Step 1- Take the fork off the bike
Step 2- Get your tools ready. The only special tools that you really need are some snap ring pliers and the shock oil (SRAM 5wt for the damper and whatever shock oil you have for the lowers- I used Fox 7wt). Some synthetic motor oil like Mobil 1 would work for the lowers as well.


Step 3- Clean the fork thoroughly


Step 4- Remove rebound knob, air valve covers and release - and + air (negative first, positive second).








Step 5- Unscrew damper side footnut using a 5mm allen (3 or 4 turns). Using a 10mm open ended wrench, unscrew the air spring side footnut until the bottom of the footnut just goes past the rod.




Tap both sides with a rubber mallet until you feel the rods release.




Unscrew the footnuts by hand, making sure you still have the black crush washers (and that they are in good condition).

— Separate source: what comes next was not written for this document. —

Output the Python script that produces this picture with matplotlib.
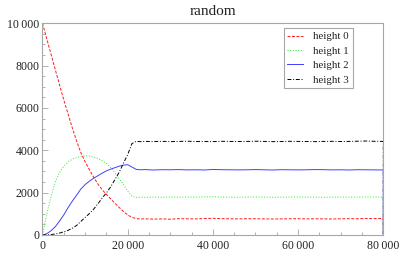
import matplotlib
matplotlib.use("Agg")
import matplotlib.pyplot as plt
import matplotlib.ticker as ticker

# sample positions (steps)
steps = [
    0, 1000, 2000, 3000, 4000, 5000, 6000, 7000, 8000, 9000, 10000, 11000,
    12000, 13000, 14000, 15000, 16000, 17000, 18000, 19000, 20000, 21000,
    22000, 23000, 24000,
    26000, 28000, 30000, 32000, 34000, 36000, 38000, 40000, 42000, 44000,
    46000, 48000, 50000, 52000, 54000, 56000, 58000, 60000, 62000, 64000,
    66000, 68000, 70000, 72000, 74000, 76000, 78000, 80000, 80000,
]

height0 = [
    10000, 9270, 8540, 7810, 7090, 6380, 5720, 5060, 4440, 3890, 3460, 3090,
    2730, 2410, 2140, 1920, 1710, 1500, 1300, 1110, 950, 830,
    775, 755, 765,
    750, 760, 745, 770, 765, 760, 775, 790, 770, 765,
    760, 770, 765, 760, 755, 760, 765, 770, 760, 765,
    760, 755, 765, 770, 765, 780, 775, 780, 0,
]

height1 = [
    0, 980, 1820, 2500, 2960, 3250, 3450, 3580, 3660, 3720, 3740, 3730,
    3680, 3610, 3520, 3380, 3180, 2930, 2660, 2380, 2070, 1830,
    1770, 1790, 1780,
    1790, 1780, 1800, 1785, 1790, 1795, 1800, 1810, 1790, 1785,
    1780, 1790, 1795, 1790, 1780, 1785, 1790, 1800, 1790, 1785,
    1780, 1790, 1795, 1785, 1790, 1800, 1795, 1790, 0,
]

height2 = [
    0, 60, 200, 390, 660, 950, 1290, 1600, 1880, 2170, 2380, 2540,
    2680, 2800, 2920, 3030, 3110, 3180, 3250, 3300, 3320, 3210,
    3100, 3080, 3090,
    3070, 3085, 3080, 3090, 3075, 3080, 3070, 3095, 3085, 3080,
    3075, 3080, 3090, 3080, 3070, 3085, 3080, 3075, 3080, 3090,
    3085, 3075, 3080, 3070, 3085, 3080, 3075, 3070, 0,
]

height3 = [
    0, 5, 20, 50, 90, 150, 220, 320, 450, 640, 830, 1010,
    1220, 1470, 1740, 1990, 2270, 2620, 2960, 3390, 3800, 4320,
    4420, 4410, 4420,
    4415, 4425, 4410, 4420, 4430, 4415, 4420, 4410, 4425, 4420,
    4415, 4420, 4430, 4420, 4410, 4415, 4425, 4420, 4415, 4410,
    4420, 4425, 4415, 4420, 4430, 4440, 4425, 4420, 0,
]

x_ticks = [0, 20000, 40000, 60000, 80000]
y_ticks = [0, 2000, 4000, 6000, 8000, 10000]


def fmt(v, pos=None):
    v = int(round(v))
    if abs(v) >= 10000:
        return f"{v:,}".replace(",", "\u2009")
    return str(v)


plt.rcParams["font.family"] = ["Liberation Serif", "DejaVu Serif"]

fig = plt.figure(figsize=(4.15, 2.6), dpi=100)
ax = fig.add_axes([0.1024, 0.0962, 0.8212, 0.8142])

lw = 0.7
ax.plot(steps, height0, color=(1, 0.1, 0.1), lw=lw, dashes=(3, 1.6), label="height 0")
ax.plot(steps, height1, color=(0.1, 0.95, 0.1), lw=lw, dashes=(1, 1.8), label="height 1")
ax.plot(steps, height2, color=(0.25, 0.25, 1), lw=lw, label="height 2")
ax.plot(steps, height3, color=(0, 0, 0), lw=lw, dashes=(4, 1.8, 1, 1.8), label="height 3")

ax.set_xlim(0, 80000)
ax.set_ylim(0, 10000)

frame = "#a6a6a6"
for side in ["left", "right", "top", "bottom"]:
    ax.spines[side].set_color(frame)
    ax.spines[side].set_linewidth(0.8)

ax.set_xticks(x_ticks)
ax.set_yticks(y_ticks)
ax.xaxis.set_minor_locator(ticker.MultipleLocator(5000))
ax.yaxis.set_minor_locator(ticker.MultipleLocator(500))
ax.xaxis.set_major_formatter(ticker.FuncFormatter(fmt))
ax.yaxis.set_major_formatter(ticker.FuncFormatter(fmt))
ax.tick_params(which="both", direction="in", color=frame, width=0.6,
               top=False, right=False, labelsize=8.5, labelcolor="#222222")
ax.tick_params(which="major", length=4)
ax.tick_params(which="minor", length=2.2)
ax.tick_params(axis="y", pad=2)
ax.tick_params(axis="x", pad=3.5)

ax.set_title("random", fontsize=11, pad=6, color="#222222")

leg = ax.legend(loc="upper right", bbox_to_anchor=(0.911, 0.978),
                borderaxespad=0, fancybox=False, fontsize=7.8,
                handlelength=1.4, handletextpad=1.0, labelspacing=0.45,
                borderpad=0.35, framealpha=1)
leg.get_frame().set_edgecolor(frame)
leg.get_frame().set_linewidth(0.8)
for t in leg.get_texts():
    t.set_color("#222222")

fig.savefig("out.png", dpi=100)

Step 5- Pull the lowers off the uppers and let it drain (mine had hardly any oil in the right side lowers).


I typically let the lowers sit in the bucket for a few minutes to completely drain the old oil.


Optional Step- Add an O-ring to either stanchion as a travel/sag indicator.


Step 6- Clean the lowers and stanchions using rubbing alcohol.


I use a little wooden dowel and an old rag to wipe off any excess cleaner/oil from inside the legs.


Optional Step- Remove the foam rings from in between the oil seal and lip seal. I find that these foam rings get wedged between the oil seal and stanchions sometimes creating more stiction. You can easily pry them off with your fingers.

Inspect your oil seals, bushing and lip seals. Replace as necessary (I highly recommend Enduro fork seals).

Step 7- Remove the top cap on the air spring side using a 24mm socket (I use an impact socket that you can get from any auto parts store since it has no bevels).




Let the oil from the air spring side drain into the oil bucket.


Replace the oil with new oil. I used 5ml of 5wt shock oil.


A slight coat of grease on the threads of the top cap before the top cap back on. The top caps and footnuts are all torqued to 60 inch pounds (except for the spring side footnut which is threaded on until tight).


Step 8- Remove the snap ring off the top of the compression knob.


Remove knob and O-ring.




Use a 24mm socket to remove the damper side top cap.


Carefully twist the MoCo cart out


Drain the oil on the damper side (it's perfectly OK to re-use this oil if it's clean so you may want to drain it into a clean container).


Replace with 110ml of SRAM 5wt shock oil (115 for a 130mm Rev and 120 for a 140mm Pike). This isn't the most accurate container measurement but I'm thinking it's close enough...




Optional Step- You can mix a heavier (or lighter oil) based on your weight and riding style.

Thread top cap back on and install the O-Ring, Compression knob and snap ring.






Step 9- Put the lowers back on the uppers making sure that the lip seal does not fold into the lowers. It's best to put a little bit of fork oil on the inside of the lip seals and to do one leg at a time... Do not push the lowers all the way in yet.


Add 15ml of fork oil per leg (I used Fox 7wt since that is what I had laying around).


Tighten both footnuts making sure that the crush washers are between the nuts and the lowers.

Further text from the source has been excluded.